Fed Chair Powell pledges to use tools to support economy

A vendor wearing a face mask stands by a stall in Venice, Italy, Friday, Feb. 28, 2020. Authorities in Italy decided to re-open schools and museums in some of the areas less hard-hit by the coronavirus outbreak in the country which has the most cases outside of Asia, as Italians on Friday yearned for a return to normal life even amid fears that the outbreak could plunge the country's economy into recession. (Claudio Furlan/Lapresse via AP)
A vendor wearing a face mask stands by a stall in Venice, Italy, Friday, Feb. 28, 2020. Authorities in Italy decided to re-open schools and museums in some of the areas less hard-hit by the coronavirus outbreak in the country which has the most cases outside of Asia, as Italians on Friday yearned for a return to normal life even amid fears that the outbreak could plunge the country's economy into recession. (Claudio Furlan/Lapresse via AP) (LaPresse)

WASHINGTON, D.C. – Federal Reserve Chairman Jerome Powell sought to calm fears Friday over the viral outbreak by issuing a rare statement of reassurance that the Fed will “use our tools" to support the economy — a strong signal of a coming interest rate cut.

The stock market has plummeted 13% this week over widespread concerns that the coronavirus will become a global pandemic that could drive the U.S. and global economies into recession. Businesses large and small are already reporting drops in revenue and profits as companies and consumers cancel vacations and business trips.

Many economists caution, though, that rate cuts and other Fed economic tools might not do much to blunt the economic damage resulting from the virus.

“The fundamentals of the U.S. economy remain strong,” Powell said in a statement. “However, the coronavirus poses evolving risks to economic activity. The Federal Reserve is closely monitoring developments and their implications for the economic outlook. We will use our tools and act as appropriate to support the economy.”

Such statements from the Fed are unusual and tend to come during crises that cause widespread fears in financial markets. Similar comments were issued after the October 1987 market crash and after the Sept. 11, 2001, terrorist attacks.

"Powell’s statement is a strong signal that the Fed is about to cut rates, and it is highly likely that this will be a series of cuts,” said Sung Won Sohn, an economics and finance professor at Loyola Marymount University in Los Angeles.

Many economists have urged rate cuts to help allay anxieties and support the economy and markets. Economists from Bank of America said Friday that they expect the Fed to cut its benchmark short-term rate by a half-percentage point at its March meeting, which would be twice the typical size of a cut and the largest since the Great Recession.

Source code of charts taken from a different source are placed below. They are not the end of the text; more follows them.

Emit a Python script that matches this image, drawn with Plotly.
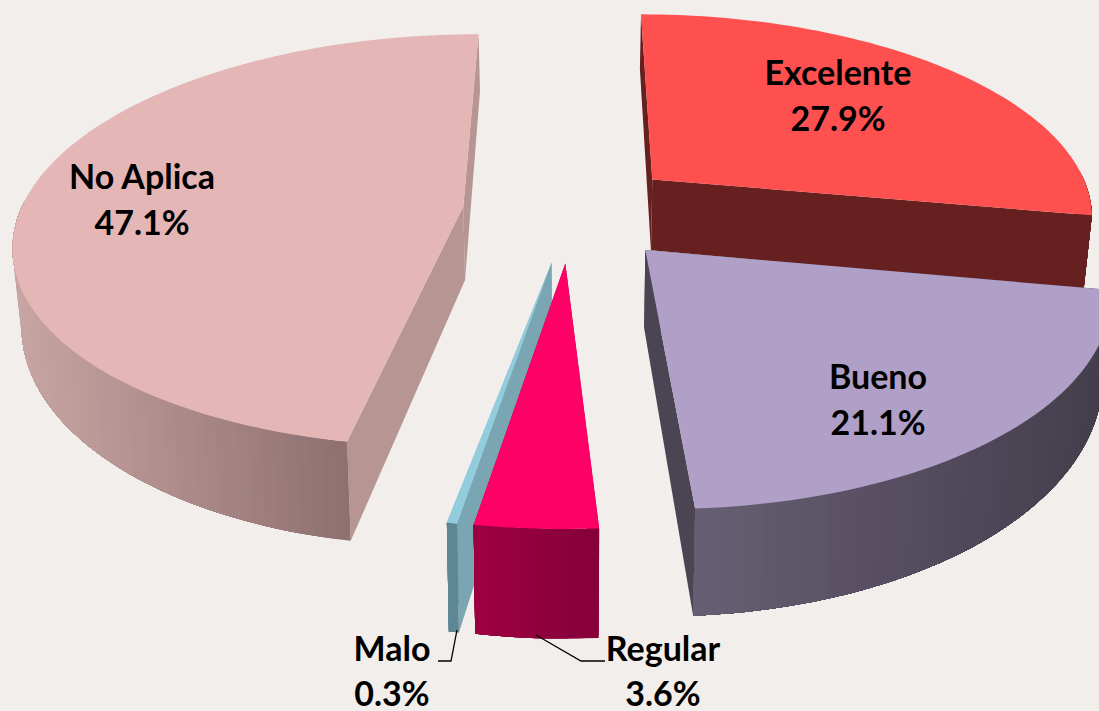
import numpy as np
import plotly.graph_objects as go

categories = ["Excelente", "Bueno", "Regular", "Malo", "No Aplica"]
shares = [27.9, 21.1, 3.6, 0.3, 47.1]
pct_labels = ["27.9%", "21.1%", "3.6%", "0.3%", "47.1%"]

top_colors = ["#FF5050", "#B09FC6", "#FF0066", "#92CDDD", "#E4B6B6"]
cut_colors = ["#672020", "#4A4453", "#8F0038", "#7AA6B3", "#B69592"]
wall_left = ["#672020", "#675F73", "#9E0040", "#5E8794", "#C8A5A3"]
wall_right = ["#672020", "#433D4B", "#84003A", "#5E8794", "#8E7070"]
draw_order = [4, 0, 3, 2, 1]

label_x = [838, 878, 663, 392, 142]
label_y = [76, 380, 652, 652, 180]
pct_y = [122, 426, 697, 697, 226]

CX, CY = 571, 211
RX, RY = 443, 202
PERSP = 0.165
PULL_X, PULL_Y = 0.245, 0.25
DEPTH = 74
DEPTH_POW = 1.7
WALL_SHRINK = 0.984


def project(u, v):
    w = 1 / (1 - PERSP * v)
    return CX + RX * u * w, CY + RY * v * w, w


def lower(x, y, w):
    return CX + (x - CX) * WALL_SHRINK, y + DEPTH * w ** DEPTH_POW


def mix(c1, c2, t):
    a = [int(c1[i:i + 2], 16) for i in (1, 3, 5)]
    b = [int(c2[i:i + 2], 16) for i in (1, 3, 5)]
    return "rgb(%d,%d,%d)" % tuple(round(p + (q - p) * t) for p, q in zip(a, b))


def poly(fig, xs, ys, color):
    fig.add_trace(go.Scatter(
        x=list(xs), y=list(ys), mode="none", fill="toself", fillcolor=color,
        hoverinfo="skip", showlegend=False))


fig = go.Figure()
edges = np.concatenate([[0], np.cumsum(shares)]) / np.sum(shares) * 2 * np.pi

for i in draw_order:
    a0, a1 = edges[i], edges[i + 1]
    mid = (a0 + a1) / 2
    ou, ov = PULL_X * np.sin(mid), -PULL_Y * np.cos(mid)
    th = np.linspace(a0, a1, max(8, int((a1 - a0) * 40)))
    ax, ay, aw = project(ou + np.sin(th), ov - np.cos(th))
    tx, ty, tw = project(ou, ov)
    lx, ly = lower(ax, ay, aw)
    ltx, lty = lower(tx, ty, tw)

    # cut faces
    for k in (0, -1):
        poly(fig, [tx, ax[k], lx[k], ltx, tx], [ty, ay[k], ly[k], lty, ty], cut_colors[i])

    # outer wall: each strip covers the remainder of the rim, so no seams show
    front = np.where(np.cos(th) < 0.05)[0]
    if len(front) > 1:
        idx = np.arange(front[0], front[-1] + 1)
        xmin, xmax = ax[idx].min(), ax[idx].max()
        for p in idx[:-1]:
            t = ((ax[p] + ax[p + 1]) / 2 - xmin) / max(xmax - xmin, 1)
            end = idx[-1] + 1
            poly(fig,
                 np.r_[ax[p:end], lx[p:end][::-1], ax[p]],
                 np.r_[ay[p:end], ly[p:end][::-1], ay[p]],
                 mix(wall_left[i], wall_right[i], t))

    # top face
    poly(fig, np.r_[tx, ax, tx], np.r_[ty, ay, ty], top_colors[i])

# leader lines
leader_x = [438, 451, 457, None, 605, 581, 536]
leader_y = [661, 661, 630, None, 661, 661, 635]
fig.add_trace(go.Scatter(x=leader_x, y=leader_y, mode="lines", line=dict(color="black", width=1.3),
                         hoverinfo="skip", showlegend=False))

font = dict(family="Lato", size=34, color="black", weight="bold")
fig.add_trace(go.Scatter(x=label_x, y=label_y, mode="text", text=categories, textfont=font,
                         textposition="middle center", hoverinfo="skip", showlegend=False))
fig.add_trace(go.Scatter(x=label_x, y=pct_y, mode="text", text=pct_labels,
                         textfont=font, textposition="middle center", hoverinfo="skip", showlegend=False))

fig.update_xaxes(range=[0, 1099], visible=False, fixedrange=True)
fig.update_yaxes(range=[711, 0], visible=False, fixedrange=True)
fig.update_layout(width=1099, height=711, margin=dict(l=0, r=0, t=0, b=0),
                  paper_bgcolor="#F2EEEB", plot_bgcolor="#F2EEEB", showlegend=False)
fig.write_html("out.html", config={"displayModeBar": False},
               post_script="document.body.style.margin='0';document.body.style.background='#F2EEEB';")
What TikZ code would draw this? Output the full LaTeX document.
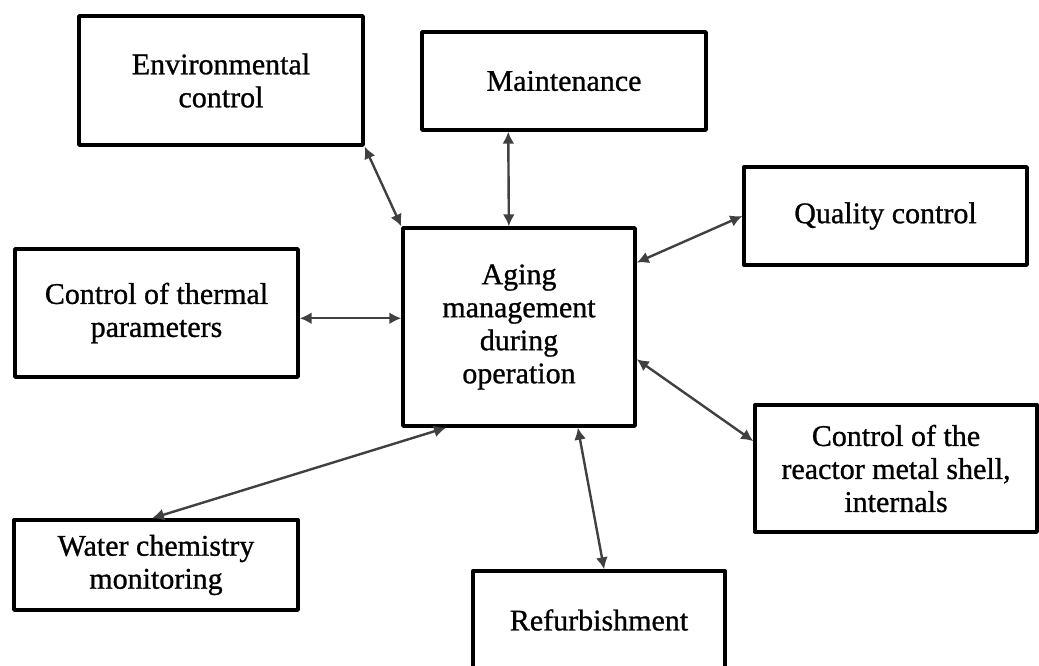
\documentclass[tikz,border=0pt]{standalone}
\usepackage{fontspec}
\setmainfont{Liberation Serif}
\newfontfamily\boxfont[FakeBold=0.9]{Liberation Serif}
\usetikzlibrary{positioning}
\usetikzlibrary{arrows.meta}
\usetikzlibrary{calc}

\begin{document}
\begin{tikzpicture}[x=1pt, y=-1pt,
	box/.style={draw, line width=3.4pt, line join=round, align=center, inner sep=0pt,
		font=\boxfont\fontsize{30}{33}\selectfont},
	link/.style={{Latex[length=12pt,width=12pt]}-{Latex[length=12pt,width=12pt]}, line width=2.4pt, draw=black!75}
	]
	\useasboundingbox (0,0) rectangle (1039,665);
	
	% Nodes
	\node[box, minimum width=232pt, minimum height=198pt] (aging) at (519,327) {Aging\\management\\during\\operation};
	\node[box, minimum width=284pt, minimum height=129pt] (env) at (221,80.5) {Environmental\\control};
	\node[box, minimum width=284pt, minimum height=98pt] (maint) at (564,81) {Maintenance};
	\node[box, minimum width=283pt, minimum height=98pt] (quality) at (885.5,216) {Quality control};
	\node[box, minimum width=283pt, minimum height=128pt] (thermal) at (156.5,313) {Control of thermal\\parameters};
	\node[box, minimum width=282pt, minimum height=127pt] (reactor) at (896,468.5) {Control of the\\reactor metal shell,\\internals};
	\node[box, minimum width=284pt, minimum height=90pt] (water) at (156,565) {Water chemistry\\monitoring};
	\node[box, minimum width=252pt, minimum height=98pt] (refurb) at (599,620) {Refurbishment};
	
	% Edges
	\draw[link] (env.south east) -- (aging.north west);
	\draw[link] ($(maint.south west)!0.306!(maint.south east)$) -- ($(aging.north west)!0.457!(aging.north east)$);
	\draw[link] (quality.west) -- ($(aging.north east)!0.18!(aging.south east)$);
	\coordinate (t) at ($(thermal.north east)!0.54!(thermal.south east)$);
	\draw[link] (t) -- (aging.west |- t);
	\draw[link] ($(aging.north east)!0.66!(aging.south east)$) -- ($(reactor.north west)!0.29!(reactor.south west)$);
	\draw[link] ($(aging.south west)!0.19!(aging.south east)$) -- ($(water.north west)!0.486!(water.north east)$);
	\draw[link] ($(aging.south west)!0.75!(aging.south east)$) -- ($(refurb.north west)!0.52!(refurb.north east)$);
\end{tikzpicture}
\end{document}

Investors are increasingly envisioning that the Fed will act soon. On Friday afternoon, traders priced in a 100% likelihood that the central bank would make at least a quarter-point cut in March, according to the Chicago Mercantile Exchange's Fedwatch tool. The odds of a half-point cut were just above 50%. That's up sharply from a week a week ago, when the likelihood of a modest quarter-point cut was put at 11%.